What he did mean is that in the midst of that kind of a suffering, there may be a wholeness of heart, because that same Lord Jesus who himself died and rose again dwells in that heart. When the heart is whole, then the heart is healthy even if the body is suffering.

That’s where my grandpa was. And if the heart is healthy, then it can reach out of its own suffering and find those people who are around there whom it loves, whom I love, whom you love. It can take hold of their hand in a thousand ways, and even from the suffering — because then I think there is a certain power or wisdom given — and even from the suffering shake hands, and bless, and bless.

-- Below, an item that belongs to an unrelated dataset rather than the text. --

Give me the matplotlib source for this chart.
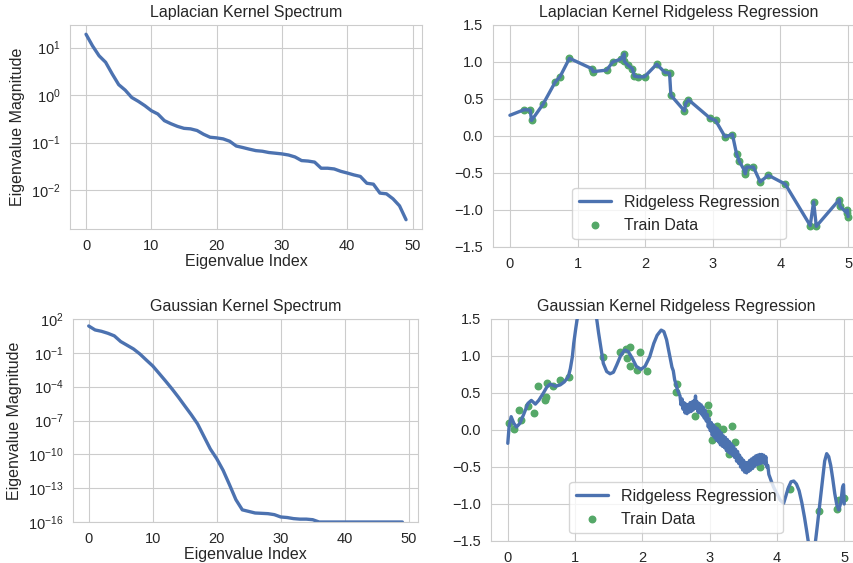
import numpy as np
import matplotlib
matplotlib.use("Agg")
import matplotlib.pyplot as plt
import seaborn as sns

sns.set_style("whitegrid")
plt.rcParams['font.family'] = ['Liberation Sans', 'DejaVu Sans']
plt.rcParams['mathtext.fontset'] = 'custom'
plt.rcParams['mathtext.rm'] = 'Liberation Sans'
plt.rcParams['mathtext.it'] = 'Liberation Sans:italic'
plt.rcParams['xtick.labelsize'] = 10.5
plt.rcParams['ytick.labelsize'] = 10.5
plt.rcParams['axes.labelsize'] = 11.5
plt.rcParams['axes.titlesize'] = 11.5
plt.rcParams['legend.fontsize'] = 11.5

blue = '#4C72B0'
green = '#55A868'

# eigenvalue spectra
lap_eig = [19, 10.8, 6.7, 4.9, 2.8, 1.66, 1.27, 0.89, 0.74, 0.60,
           0.47, 0.40, 0.29, 0.25, 0.22, 0.20, 0.195, 0.18, 0.15, 0.13,
           0.126, 0.12, 0.107, 0.085, 0.079, 0.073, 0.068, 0.066, 0.062, 0.060,
           0.058, 0.055, 0.050, 0.042, 0.041, 0.039, 0.029, 0.029, 0.028, 0.025,
           0.023, 0.021, 0.0195, 0.014, 0.0134, 0.0087, 0.0084, 0.0066, 0.0047, 0.0024]
gauss_eig = [24, 10.7, 8.1, 5.4, 3.2, 1.0, 0.47, 0.22, 0.079, 0.023,
             6.9e-3, 1.5e-3, 3.2e-4, 6.5e-5, 1.2e-5, 2.0e-6, 3.4e-7, 5.1e-8, 3.9e-9, 3.0e-10,
             4.1e-11, 3.8e-12, 2.0e-13, 9.5e-15, 1.2e-15, 8.7e-16, 6.3e-16, 5.9e-16, 5.5e-16, 4.5e-16,
             2.8e-16, 2.5e-16, 2.0e-16, 1.8e-16, 1.8e-16, 1.6e-16, 1e-16, 1e-16, 1e-16, 1e-16,
             1e-16, 1e-16, 1e-16, 1e-16, 1e-16, 1e-16, 1e-16, 1e-16, 1e-16, 1e-16]

# laplacian kernel: train data and fitted curve
lap_x = [0.21, 0.30, 0.32, 0.49, 0.67, 0.74, 0.88, 1.21, 1.23, 1.43,
         1.52, 1.64, 1.69, 1.69, 1.74, 1.81, 1.84, 1.90, 1.99, 2.17,
         2.29, 2.36, 2.38, 2.58, 2.60, 2.64, 2.96, 3.04, 3.18, 3.29,
         3.35, 3.39, 3.47, 3.48, 3.50, 3.60, 3.70, 3.82, 4.07, 4.44,
         4.49, 4.53, 4.87, 4.88, 4.98, 4.99, 5.00]
lap_y = [0.355, 0.35, 0.21, 0.43, 0.73, 0.80, 1.05, 0.91, 0.87, 0.89,
         1.00, 1.04, 1.11, 1.01, 0.96, 0.91, 0.81, 0.80, 0.80, 0.97,
         0.86, 0.85, 0.55, 0.34, 0.44, 0.49, 0.24, 0.21, -0.01, 0.02,
         -0.24, -0.34, -0.47, -0.51, -0.42, -0.42, -0.62, -0.53, -0.65, -1.21,
         -0.89, -1.22, -0.86, -0.95, -1.04, -1.00, -1.09]
lap_fit_x = [0.0] + lap_x
lap_fit_y = [0.28] + lap_y

# gaussian kernel: train data
gau_x = [0.015, 0.09, 0.17, 0.20, 0.30, 0.39, 0.45, 0.56, 0.57, 0.58,
         0.67, 0.78, 0.91, 1.41, 1.67, 1.75, 1.77, 1.81, 1.82, 1.92,
         1.97, 2.07, 2.50, 2.51, 2.79, 2.97, 2.98, 3.03, 3.11, 3.20,
         3.26, 3.29, 3.34, 3.38, 3.60, 3.75, 4.19, 4.62, 4.90, 4.93, 5.00]
gau_y = [0.10, 0.02, 0.27, 0.13, 0.32, 0.23, 0.60, 0.40, 0.44, 0.64,
         0.59, 0.67, 0.71, 0.99, 1.05, 1.10, 0.97, 0.86, 1.12, 0.81,
         1.05, 0.80, 0.51, 0.62, 0.19, 0.23, 0.34, -0.13, 0.05, 0.02,
         -0.18, -0.33, 0.05, -0.16, -0.45, -0.50, -0.80, -1.09, -1.07, -0.95, -0.92]

# gaussian kernel: fitted curve, (x, y) pairs
gau_fit = [
    (0.00, -0.18), (0.02, 0.05), (0.05, 0.18), (0.09, 0.09), (0.13, 0.04),
    (0.18, 0.09), (0.24, 0.22), (0.30, 0.36), (0.35, 0.40), (0.41, 0.35),
    (0.46, 0.40), (0.53, 0.50), (0.58, 0.58), (0.63, 0.62), (0.71, 0.59),
    (0.78, 0.61), (0.84, 0.65), (0.90, 0.72), (0.93, 0.83), (0.96, 0.99),
    (0.98, 1.17), (1.01, 1.37), (1.04, 1.55), (1.10, 2.0), (1.18, 2.2),
    (1.26, 2.0), (1.32, 1.51), (1.35, 1.31), (1.39, 1.08), (1.42, 0.90),
    (1.47, 0.79), (1.52, 0.76), (1.57, 0.78), (1.62, 0.88), (1.68, 1.01),
    (1.74, 1.08), (1.79, 1.06), (1.85, 0.97), (1.91, 0.86), (1.98, 0.82),
    (2.04, 0.86), (2.11, 0.99), (2.17, 1.17), (2.22, 1.28), (2.28, 1.35),
    (2.32, 1.33), (2.36, 1.22), (2.41, 0.99), (2.44, 0.85), (2.46, 0.80),
    (2.48, 0.68), (2.50, 0.62), (2.52, 0.55), (2.54, 0.50),
    (2.56, 0.46), (2.575, 0.34), (2.59, 0.42), (2.605, 0.28), (2.62, 0.37),
    (2.635, 0.23), (2.65, 0.35), (2.665, 0.22), (2.68, 0.34), (2.695, 0.24),
    (2.71, 0.37), (2.725, 0.25), (2.74, 0.38), (2.755, 0.27), (2.77, 0.40),
    (2.78, 0.29), (2.79, 0.46), (2.80, 0.29), (2.815, 0.38), (2.83, 0.24),
    (2.845, 0.36), (2.86, 0.23), (2.875, 0.34), (2.89, 0.20), (2.905, 0.31),
    (2.92, 0.16), (2.935, 0.27), (2.95, 0.12), (2.965, 0.21), (2.98, 0.04),
    (2.995, 0.15), (3.01, -0.01), (3.025, 0.10), (3.04, -0.07), (3.055, 0.07),
    (3.07, -0.10), (3.085, 0.04), (3.10, -0.14), (3.115, 0.02), (3.13, -0.16),
    (3.145, -0.01), (3.16, -0.20), (3.175, -0.04), (3.19, -0.22), (3.205, -0.08),
    (3.22, -0.24), (3.235, -0.10), (3.25, -0.28), (3.265, -0.13), (3.28, -0.30),
    (3.295, -0.16), (3.31, -0.32), (3.325, -0.19), (3.34, -0.34), (3.355, -0.22),
    (3.37, -0.37), (3.385, -0.26), (3.40, -0.42), (3.415, -0.29), (3.43, -0.45),
    (3.445, -0.34), (3.46, -0.50), (3.475, -0.38), (3.49, -0.54), (3.505, -0.41),
    (3.52, -0.57), (3.535, -0.44), (3.55, -0.58), (3.565, -0.44), (3.58, -0.56),
    (3.595, -0.41), (3.61, -0.54), (3.625, -0.39), (3.64, -0.52), (3.655, -0.37),
    (3.67, -0.49), (3.685, -0.35), (3.70, -0.47), (3.715, -0.34), (3.73, -0.46),
    (3.745, -0.33), (3.76, -0.45), (3.775, -0.33), (3.79, -0.44), (3.805, -0.34),
    (3.82, -0.46), (3.835, -0.36), (3.85, -0.50), (3.865, -0.48), (3.88, -0.60),
    (3.92, -0.70), (3.95, -0.77), (4.00, -0.86), (4.05, -0.95), (4.10, -0.99),
    (4.13, -0.90), (4.17, -0.78), (4.21, -0.70), (4.25, -0.69), (4.29, -0.73),
    (4.33, -0.82), (4.37, -0.98), (4.41, -1.18), (4.44, -1.35), (4.47, -1.53),
    (4.52, -1.75), (4.57, -1.53), (4.60, -1.30), (4.64, -0.98), (4.68, -0.65),
    (4.71, -0.42), (4.74, -0.32), (4.77, -0.36), (4.80, -0.48), (4.83, -0.66),
    (4.86, -0.86), (4.89, -1.01), (4.92, -1.08), (4.95, -0.98), (4.975, -0.78),
    (4.99, -0.74), (5.00, -1.00),
]
gau_fit_x = [p[0] for p in gau_fit]
gau_fit_y = [p[1] for p in gau_fit]

fig = plt.figure(figsize=(8.54, 5.63), dpi=100)
ax1 = fig.add_axes([0.0820, 0.5933, 0.4122, 0.3623])
ax2 = fig.add_axes([0.5773, 0.5613, 0.4356, 0.3943])
ax3 = fig.add_axes([0.0855, 0.0728, 0.4040, 0.3606])
ax4 = fig.add_axes([0.5749, 0.0391, 0.4333, 0.3943])

idx = np.arange(len(lap_eig))

# spectra
ax1.plot(idx, lap_eig, color=blue, lw=2.4)
ax1.set_yscale('log')
ax1.yaxis.set_minor_locator(matplotlib.ticker.NullLocator())
ax1.set_title('Laplacian Kernel Spectrum')
ax1.set_xlabel('Eigenvalue Index', labelpad=1)
ax1.set_ylabel('Eigenvalue Magnitude')

ax3.plot(idx, gauss_eig, color=blue, lw=2.4)
ax3.set_yscale('log')
ax3.set_ylim(1e-16, 1e2)
ax3.set_yticks([10.0 ** k for k in range(2, -17, -3)])
ax3.yaxis.set_minor_locator(matplotlib.ticker.NullLocator())
ax3.set_title('Gaussian Kernel Spectrum')
ax3.set_xlabel('Eigenvalue Index', labelpad=1)
ax3.set_ylabel('Eigenvalue Magnitude')

# regressions
for ax, fx, fy, tx, ty, title in [
        (ax2, lap_fit_x, lap_fit_y, lap_x, lap_y, 'Laplacian Kernel Ridgeless Regression'),
        (ax4, gau_fit_x, gau_fit_y, gau_x, gau_y, 'Gaussian Kernel Ridgeless Regression')]:
    ax.plot(fx, fy, color=blue, lw=2.4, label='Ridgeless Regression', zorder=3)
    ax.scatter(tx, ty, color=green, s=22, label='Train Data', zorder=2)
    ax.set_xlim(-0.25, 5.25)
    ax.set_ylim(-1.5, 1.5)
    ax.set_title(title)
    ax.legend(loc='lower center')

fig.savefig('out.png', dpi=100)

Oh, bless me, Grandfather, out of your suffering. This is the peace that Jesus gives. This is true all of the time. This doesn’t suddenly cease to be true. This is the kind of peace that if the warfare you are having is with other people, it learns how to forgive first and not wait for them to make first moves.

This is the kind of peace that even though the world becomes a hardship, may itself, may yourself, be light and lively and healthy and whole in the midst of that hardship, that blessing shower from you on the people who are around you. This is the peace of Jesus.

Oh dear people I am with you because I have seen you over and over again. I am with you because we are bound up in the same God whose heart is so great that it binds us both. I am with you as my grandpa was with me.

I shake your hands — once, twice.

And I say, “Grace be unto you and peace from God our Father and from our Lord and Savior, Jesus Christ.” And like St. Paul I say, “Amen,” and you say, “Amen.”